Примечательно, что в эвенском лексиконе помимо мэгдын имеется еще одно слово для обозначения мыса – нонгдан, выявленное в “Словаре нерусских географических терминов и слов, встречающихся в географических названиях”, помещенном в Указателе географических названий “Атласа мира” [1968. С. 521]. Оно имеет заметное фонетическое сходство со словами и мэгдын, и магдан. В связи с этим можно сделать предположение, что трансформация исходного топонима Мэгдын в Магдан и Магадан происходила под влиянием еще одного слова, обозначающего “мыс”, а именно – нонгдан. Любопытно, что такое же тайское слово нонг, означающее “озеро”, “болото” [Словарь нерусских …, 1968. С. 521], послужило основой для образования целой серии географических названий в Таиланде и Лаосе [Атлас мира. Указатель…, 1968. С. 279].

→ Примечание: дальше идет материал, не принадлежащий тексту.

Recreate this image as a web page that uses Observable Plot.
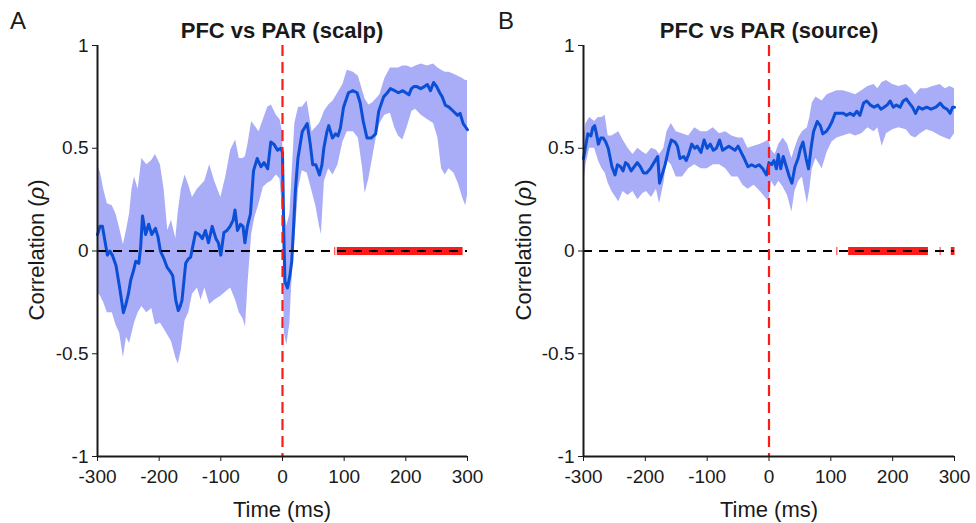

Помимо близких по звучанию к слову магдан в словарях языков народов Сибири и Дальнего Востока и топонимических словарях проводился поиск слов, созвучных со словами майдан, дзялбу, дялбу, зялбу и др. В большом “Якутско-русском словаре”, содержащем 25 300 слов, обнаружено слово майдан с пометкой “устаревшее” [1972. С. 234]. Оно обозначает часть карточной колоды, оставшуюся после раздачи. В данном случае явно угадывается сравнительно позднее заимствование слова из русского языка в значении, близком к “базар”, “базарная площадь” (разд. 5.3). Кроме этого в якутском языке известно и другое упоминавшееся значение слова майдан – как “место сбора” и сортировки на льду пойманной рыбы [Мурзаев, 1984. С. 359]. Других отмеченных слов в словарях найти не удалось. Не обнаружены они и в качестве топонимов на всей территории Тунгусского ареала. На территории Сибири и Дальнего Востока и вне ее также нет топонимов, близких по звучанию к слову монгодан как предполагаемому исходному для формирования названия г. Магадан в соответствии с господствующей этимологической версией [Леонтьев, Новикова, 1989. С. 239].